I can support it no longer.
Laughing ruefully at myself
For all I claim to have suffered
I get up. Damned nightmarer!
It is New Hampshire out here,
It is nearly the dawn.
The song of the whippoorwill stops
And the dimension of depth seizes everything.
The whistles of a peabody bird go overhead
Like a needle pushed five times through the air,
They enter the leaves, and come out little changed.
The air is so still
That as they go off through the trees
The love songs of birds do not get any fainter.
The last memory I have
Is of a flower that cannot be touched,
Through the bloom of which, all day,
Fly crazed, missing bees.
As I climb sweat gets up my nostrils,
For an instant I think I am at the sea,
One summer off Cap Ferrat we watched a black seagull
Straining for the dawn, we stood in the surf,
Grasshoppers splash up where I step,
The mountain laurel crashes at my thighs.
There is something joyous in the elegies
Of birds.

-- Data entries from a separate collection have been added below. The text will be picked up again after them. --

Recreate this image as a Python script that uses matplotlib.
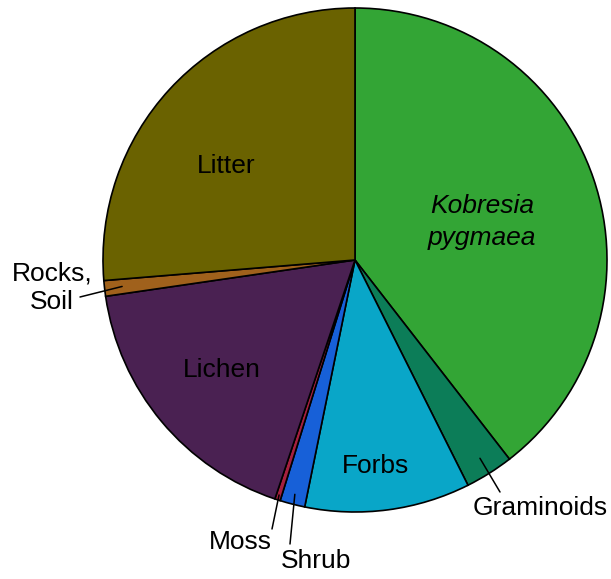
import numpy as np
import matplotlib
matplotlib.use("Agg")
import matplotlib.pyplot as plt

plt.rcParams['font.family'] = ['Liberation Sans', 'DejaVu Sans']

# cover fractions (%), clockwise from 12 o'clock
labels = ["Kobresia\npygmaea", "Graminoids", "Forbs", "Shrub", "Moss", "Lichen", "Rocks,\nSoil", "Litter"]
values = [39.5, 3.1, 10.6, 1.6, 0.35, 17.55, 1.0, 26.3]
colors = ["#33a535", "#0c7d58", "#09a6c8", "#1760d8", "#a5203f", "#4a2152", "#a0611c", "#6a6200"]

# pie geometry in pixel units (y up)
cx, cy, R = 355, 319, 252

fig = plt.figure(figsize=(6.11, 5.79), dpi=100)
ax = fig.add_axes([0, 0, 1, 1])
wedges, _ = ax.pie(values, colors=colors, startangle=90, counterclock=False,
                   center=(cx, cy), radius=R, frame=True,
                   wedgeprops=dict(edgecolor="black", linewidth=1.2))
ax.set_xlim(0, 611)
ax.set_ylim(0, 579)
ax.set_aspect("equal")
ax.axis("off")


def on_wedge(w, frac, dang=0.0):
    a = np.deg2rad((w.theta1 + w.theta2) / 2 + dang)
    return cx + frac * R * np.cos(a), cy + frac * R * np.sin(a)


fs = 19
# inside labels
ax.text(482, 579 - 222, labels[0], ha="center", va="center", fontsize=fs,
        style="italic", linespacing=1.4)
ax.text(226, 579 - 166, labels[7], ha="center", va="center", fontsize=fs)
ax.text(222, 579 - 370, labels[5], ha="center", va="center", fontsize=fs)
ax.text(375, 579 - 466, labels[2], ha="center", va="center", fontsize=fs)

# outside labels with leader lines: (index, wedge radius frac, leader end, text pos)
outside = [
    (1, 0.93, (500, 579 - 492), (540, 579 - 508)),
    (4, 0.98, (272, 579 - 529), (240, 579 - 542)),
    (3, 0.96, (290, 579 - 544), (316, 579 - 561)),
    (6, 0.93, (80, 579 - 297), (52, 579 - 288)),
]
for i, frac, end, pos in outside:
    ax.annotate("", xy=on_wedge(wedges[i], frac), xytext=end,
                arrowprops=dict(arrowstyle="-", lw=1.1, color="black",
                                shrinkA=0, shrinkB=0))
    ax.text(pos[0], pos[1], labels[i], ha="center", va="center", fontsize=fs,
            linespacing=1.25)

fig.savefig("out.png", dpi=100)
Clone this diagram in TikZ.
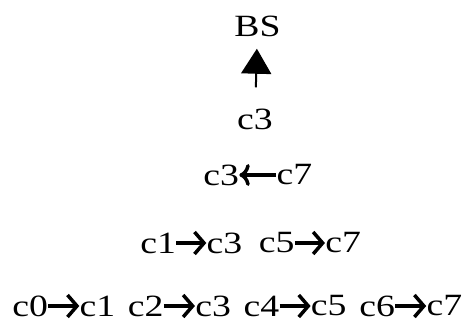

They seem
Caught up in a formal delight,
Though the mourning dove whistles of despair.
But at last in the thousand elegies
The dead rise in our hearts,
On the brink of our happiness we stop
Like someone on a drunk starting to weep.
I kneel at a pool,
I look through my face
At the bacteria I think
I see crawling through the moss.
My face sees me,
The water stirs, the face,
Gets knocked from its bones.
I weighed eleven pounds
At birth, having stayed on
Two extra weeks in the womb.
Tempted by room and fresh air
I came out big as a policeman
Blue-faced, with narrow red eyes.
It was eight days before the doctor
Would scare my mother with me.
Turning and craning in the vines
I can make out through the leaves
The old, shimmering nothingness, the sky.
Green, scaly moosewoods ascend,
Tenants of the shaken paradise,
At every wind last night's rain
Comes splattering from the leaves,
It drops in flurries and lies there,
The footsteps of some running start.
From a rock
A single trickle like a strand of wire,
Breaks into beads halfway down.
The birds fly off
But the hug of the earth wraps
With moss their graves and the giant boulders.
In the forest I discover a flower.
The invisible life of the thing
Goes up in flames that are invisible,
Like cellophane burning in the sunlight.
It burns up. Its drift is to be nothing.
In its covertness it has a way
Of uttering itself in place of itself,
Its blossoms claim to float in the Empyrean,
A wrathful presence on the blur of the ground.
The appeal to heaven breaks off.
The petals begin to fall, in self-forgiveness.
It is a flower. On this mountainside it is dying.